Nigeria has a total of more than 30 museums and galleries, which are spread throughout the country and in particularly good supply in Benin City, Calabar, Kaduna, Kano and around Lagos Island (connected to the mainland by a series of bridges). Together, they help to preserve the culture and history of Nigeria.
Several of these museums focus on specialist subjects, such as archaeology, history, art and transport. Visiting one of Nigeria’s many museums is the best way to really understand the country’s rich heritage and cultural traditions.
Located in Oshogbo, both Jimoh Buraimoh’s African Heritage Centre on Buraimoh Street and the Nike Centre for Arts and Culture on the Old Ede Road are worthy of some attention, along with the following selection below:
NATIONAL MUSEUM OF LAGOS
The National Museum at Lagos has long been seen as Nigeria’s finest heritage repository. This leading West African cultural attraction was originally set up in the 1950s by Kenneth C. Murray and is home to numerous examples of rare Nigerian art work and ancient sculptures, including statues and carvings. Some exhibits date back to the prehistoric era, whilst many originate from the time when the Benin kings ruled over the country. Of particular note are the Nok Terracottas and carved ivory gallery. Centrally located at Lagos, the museum is the perfect place to head upon your arrival in the city. Craftwork demonstrations and a small craft village also form part of the overall attractions.

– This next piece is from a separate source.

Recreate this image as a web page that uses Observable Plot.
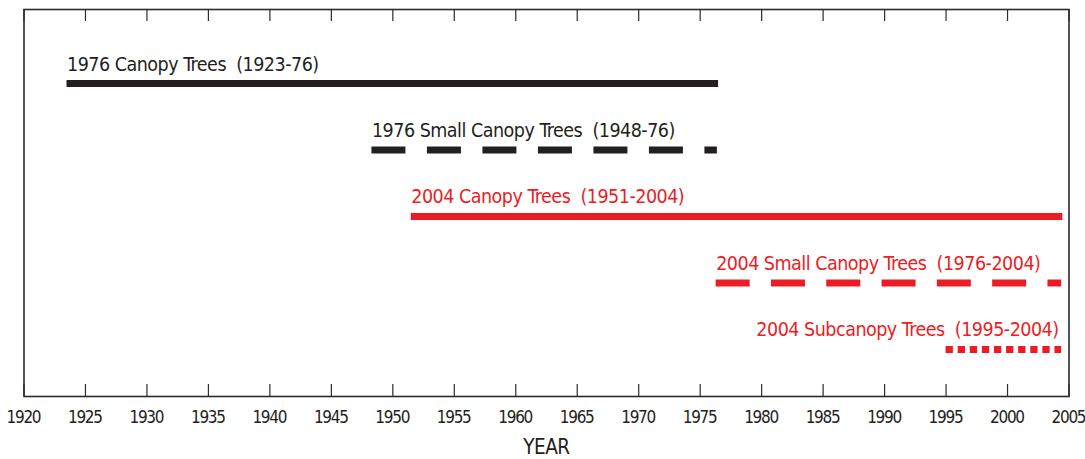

When the Oron Museum was first set up in the late 1950s, it was home to an impressive and sizeable collection of ancestral figures belonging to the people of Oron. Sadly, many of these were destroyed during the civil war. In 1975, however, the museum was renovated and restocked with the surviving figures, as well as other artefacts found elsewhere in Nigeria. Of note, this attraction also boasts a small craft village where you will find a choice of quality souvenirs.
Benin City’s museum is a great starting point for getting to know this ancient city and the empire that once surrounded it. Bronze statues and ornaments, terracotta figurines and cast iron pieces are just a few of the artefacts on display in the museum’s three galleries. A British expedition into the Oba’s Palace in Benin City in 1897 meant that many of the city’s historic objects have disappeared into Western museums. Where possible, reproductions have been specially made.
NATIONAL MUSEUM IN KADUNA
Established in the mid-1970s, Kaduna’s National Museum has on display lots of archaeological and ethnographic artefacts that include terracotta figurines dating back some 2,500 years, as well as masks and Benin bronzes. A traditional Hausa village within the complex also provides visitors with an opportunity to watch local craftsmen and women at work, being creative.
GIDAN MAKAMA MUSUEM
The Gidan Makama Museum is housed in the Emir’s former home in Kano, which was built in the 15th century for Rumfa, his grandson. The building itself is of great architectural and historic interest in its own right. Located next to the Emir’s Palace and close to the Central Mosque on the Kofar Mata Road, this attraction comprises local art exhibits, displays about old Kano and a collection of Hausa costumes, weapons and tools, as well as many historic photographs documenting the endless history of this city, West Africa’s oldest.
The Calabar Museum enjoys an especially grand setting, being sited within the former British governor’s building, where it enjoys pleasant views of the river and is easy to find. Visitors can see a vast assortment of regional artefacts and paraphernalia relating to the slave era, the colonial days and the wealth accumulated from palm oil. There is also much information about the city’s ancient origins, when it went by the name of the Efik Kingdom.
The Esie Museum was set up in Ilorin to house tombstone figures, of which over a thousand were discovered. Founded as far back as 1945, making it the country’s oldest, today, it is perhaps best known for its vast collection of soapstone images. This popular cultural attraction has also become something of a religious centre and plays host to a prominent annual festival each April.
The Owo Museum, in Ondo State, was established in the late 1960s to house artefacts taken from Olowo Palace. Items excavated nearby by Dr. Ekpo Eye were added a few years later. Currently there are displays of significant examples of local arts, crafts and ethnography. As is the case for so many Nigerian museums, a craft village is also situated within the grounds, providing further interest for visitors.
CENTRE FOR BLACK AND AFRICAN ART AND CIVILIZATION (CBAAC)
The Centre for Black and African Art and Civilization came into being after the success of the Second World Black and African Festival of Arts and Culture held in 1977 and continues to play an important role in the preservation of African culture. Today, the CBAAC houses a selection of artefacts and rare items that were used at the 1977 Festival.
JOS NATIONAL MUSEUM
The museum at Jos was set up in 1952 by Bernard Fagg, a British archaeologist. The museum, which is actually a complex of different exhibition areas, is situated within the beautiful hill resort of Jos. Visitors can admire examples of terracotta figurines that can be attributed to the Nok people of Nigeria, dating back around 25 centuries. The complex also has areas dedicated to the history of architecture, tin mining and railways. Sadly, time has taken its toll on what was once the flagship of Nigeria’s cultural offerings.